### Your task
Take the lines of the data below from the very first through the line containing "plt.rcParams['mathtext.sf'] = 'Liberation" and output them exactly, pictures excluded.
═══ Source excerpt ═══
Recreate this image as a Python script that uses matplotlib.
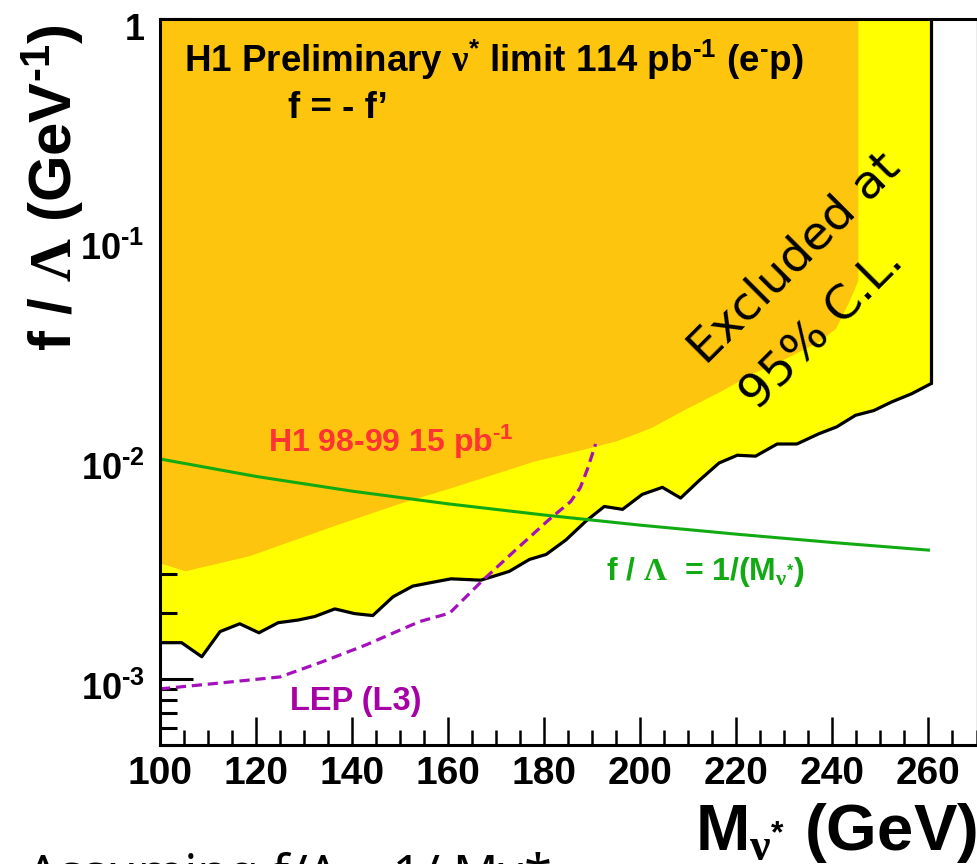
import matplotlib
matplotlib.use("Agg")
import matplotlib.pyplot as plt
from matplotlib.ticker import FixedLocator, FixedFormatter, LogLocator, NullFormatter, MultipleLocator
from matplotlib.transforms import ScaledTranslation

plt.rcParams['font.family'] = ['Liberation Sans', 'DejaVu Sans']
plt.rcParams['font.weight'] = 'bold'
plt.rcParams['mathtext.fontset'] = 'custom'
plt.rcParams['mathtext.rm'] = 'Liberation Sans:bold'
plt.rcParams['mathtext.it'] = 'Liberation Sans:bold'
plt.rcParams['mathtext.bf'] = 'Liberation Sans:bold'
plt.rcParams['mathtext.sf'] = 'Liberation Serif'

# new H1 limit (black line, yellow excluded area above it)
mass_h1 = [100, 104.5, 108.7, 112.5, 116.6, 120.6, 124.6, 128.7, 132.2, 136.4,
           140.5, 144.3, 148.5, 152.6, 156.8, 160.6, 166.8, 172.7, 176.9, 180.4,
           184.5, 188.7, 192.5, 196.3, 200.4, 204.6, 208.4, 212.2, 216.4, 220.2,
           224.0, 228.5, 232.6, 237.1, 240.9, 244.8, 248.6, 252.4, 256.5, 260.5]
limit_h1 = [1.46e-3, 1.46e-3, 1.26e-3, 1.64e-3, 1.78e-3, 1.62e-3, 1.80e-3, 1.85e-3, 1.92e-3, 2.08e-3,
            1.98e-3, 1.94e-3, 2.36e-3, 2.64e-3, 2.75e-3, 2.85e-3, 2.81e-3, 3.08e-3, 3.49e-3, 3.68e-3,
            4.28e-3, 5.22e-3, 6.08e-3, 5.90e-3, 6.90e-3, 7.43e-3, 6.64e-3, 7.96e-3, 9.59e-3, 1.04e-2,
            1.03e-2, 1.17e-2, 1.17e-2, 1.30e-2, 1.40e-2, 1.58e-2, 1.66e-2, 1.82e-2, 1.98e-2, 2.20e-2]

# H1 98-99 limit (orange area)
mass_old = [100, 105.2, 118.7, 136, 150, 160.5, 170.6, 178, 183, 189, 195, 200,
            202.5, 209.4, 216.4, 223.3, 230.2, 237.1, 240.6, 243.4, 245.3]
limit_old = [3.37e-3, 3.10e-3, 3.64e-3, 4.96e-3, 6.3e-3, 7.4e-3, 8.7e-3, 9.8e-3, 1.04e-2, 1.12e-2,
             1.21e-2, 1.33e-2, 1.40e-2, 1.69e-2, 2.02e-2, 2.45e-2, 2.87e-2, 3.42e-2, 3.92e-2,
             5.2e-2, 6.5e-2]

# LEP (L3) limit
mass_lep = [100, 111, 125, 134, 143, 154, 160.3, 167, 174, 181, 185.5, 187.5, 189, 190.7]
limit_lep = [9.0e-4, 9.5e-4, 1.02e-3, 1.2e-3, 1.43e-3, 1.82e-3, 1.99e-3, 2.78e-3, 3.85e-3,
             5.3e-3, 6.4e-3, 7.4e-3, 9.0e-3, 1.17e-2]

# f / Lambda = 1 / M
mass_theo = [100, 120, 140, 160, 180, 200, 220, 240, 260]
coupling_theo = [0.0100, 0.00833, 0.00714, 0.00625, 0.00556, 0.00500, 0.00455, 0.00417, 0.00385]

HY = '\u2010'  # short hyphen for superscripts
ytick_vals = [1e-3, 1e-2, 1e-1, 1]
ytick_labels = ['$10^{%s3}$' % HY, '$10^{%s2}$' % HY, '$10^{%s1}$' % HY, '1']

W, H = 977, 864
fig = plt.figure(figsize=(W / 100, H / 100), dpi=100)


def fx(x):
    return x / W


def fy(y):
    return 1 - y / H


ax = fig.add_axes([fx(160), fy(745), fx(976.5 - 160), (745 - 19.3) / H])
ax.set_yscale('log')
ax.set_xlim(100, 270)
ax.set_ylim(5e-4, 1)

orange = '#fdc50e'
yellow = '#ffff00'
ax.fill_between(mass_h1, limit_h1, 1, color=yellow, lw=0, zorder=1)
ax.fill_between(mass_old, limit_old, 1, color=orange, lw=0, zorder=2)
ax.plot(mass_h1, limit_h1, color='black', lw=2.3, zorder=4)
ax.vlines(mass_h1[-1], limit_h1[-1], 1, color='black', lw=2.3, zorder=4)
ax.plot(mass_theo, coupling_theo, color='#12aa12', lw=2.2, zorder=5)
ax.plot(mass_lep, limit_lep, color='#a510bd', lw=2.3, dashes=(3.2, 1.8), zorder=5)

# axes styling
for side in ['left', 'bottom', 'top']:
    ax.spines[side].set_linewidth(2.2)
ax.spines['right'].set_linewidth(1.0)
ax.spines['right'].set_color('#999999')
for s in ax.spines.values():
    s.set_zorder(6)

ax.yaxis.set_major_locator(FixedLocator(ytick_vals))
ax.yaxis.set_major_formatter(FixedFormatter(ytick_labels))
ax.yaxis.set_minor_locator(LogLocator(base=10, subs=[2, 3, 4, 5, 6, 7, 8, 9]))
ax.yaxis.set_minor_formatter(NullFormatter())
ax.xaxis.set_major_locator(MultipleLocator(20))
ax.xaxis.set_minor_locator(MultipleLocator(5))

ax.tick_params(axis='y', which='major', direction='in', length=24, width=2.2, labelsize=26, pad=11,
               right=False)
ax.tick_params(axis='y', which='minor', direction='in', length=12, width=2.2, right=False)
ax.tick_params(axis='x', which='major', direction='in', length=20, width=1.8, labelsize=28, pad=8,
               top=False)
ax.tick_params(axis='x', which='minor', direction='in', length=11, width=1.8, top=False)
for lab in ax.get_xticklabels() + ax.get_yticklabels():
    lab.set_fontweight('bold')
# y labels sit a little below their ticks in the original
shift = ScaledTranslation(0, -7 / 100, fig.dpi_scale_trans)
for lab in ax.get_yticklabels():
    lab.set_transform(lab.get_transform() + shift)

# texts
fig.text(fx(184), fy(71.7),
         r'H1 Preliminary $\mathsf{\nu}^{*}$ limit 114 pb$^{%s1}$ (e$^{%s}$p)' % (HY, HY),
         fontsize=26.5, ha='left', va='baseline')
fig.text(fx(288), fy(118), 'f = - f\u2019', fontsize=26.5, ha='left', va='baseline')
fig.text(fx(268), fy(451.7), 'H1 98-99 15 pb$^{%s1}$' % HY, fontsize=23, color='#ff3333',
         ha='left', va='baseline', zorder=7)
fig.text(fx(290), fy(710), 'LEP (L3)', fontsize=23.5, color='#a600a6', ha='left', va='baseline')
fig.text(fx(606), fy(580), r'f / $\mathsf{\Lambda}$  = 1/(M$_{\mathsf{\nu}^{*}}$)', fontsize=23,
         color='#12aa12', ha='left', va='baseline')

fig.text(fx(706), fy(366), 'Excluded at', fontsize=34, fontweight='normal', family='DejaVu Sans',
         rotation=45, rotation_mode='anchor', ha='left', va='baseline')
fig.text(fx(758), fy(412), '95% C.L.', fontsize=34, fontweight='normal', family='DejaVu Sans',
         rotation=45, rotation_mode='anchor', ha='left', va='baseline')

fig.text(fx(52), fy(188), r'f / $\mathsf{\Lambda}$ (GeV$^{%s1}$)' % HY, fontsize=43, rotation=90,
         ha='center', va='center')
fig.text(fx(695), fy(850), r'M$_{\mathsf{\nu}^{*}}$ (GeV)', fontsize=47, ha='left', va='baseline')

fig.text(fx(27), fy(852), 'Assuming f/\u039b = 1/ M\u03bd*', fontsize=36, fontweight='normal',
         family='Noto Sans', ha='left', va='top')

fig.savefig('out.png', dpi=100)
═══
### Exercise answer
Recreate this image as a Python script that uses matplotlib.
import matplotlib
matplotlib.use("Agg")
import matplotlib.pyplot as plt
from matplotlib.ticker import FixedLocator, FixedFormatter, LogLocator, NullFormatter, MultipleLocator
from matplotlib.transforms import ScaledTranslation

plt.rcParams['font.family'] = ['Liberation Sans', 'DejaVu Sans']
plt.rcParams['font.weight'] = 'bold'
plt.rcParams['mathtext.fontset'] = 'custom'
plt.rcParams['mathtext.rm'] = 'Liberation Sans:bold'
plt.rcParams['mathtext.it'] = 'Liberation Sans:bold'
plt.rcParams['mathtext.bf'] = 'Liberation Sans:bold'
plt.rcParams['mathtext.sf'] = 'Liberation Serif'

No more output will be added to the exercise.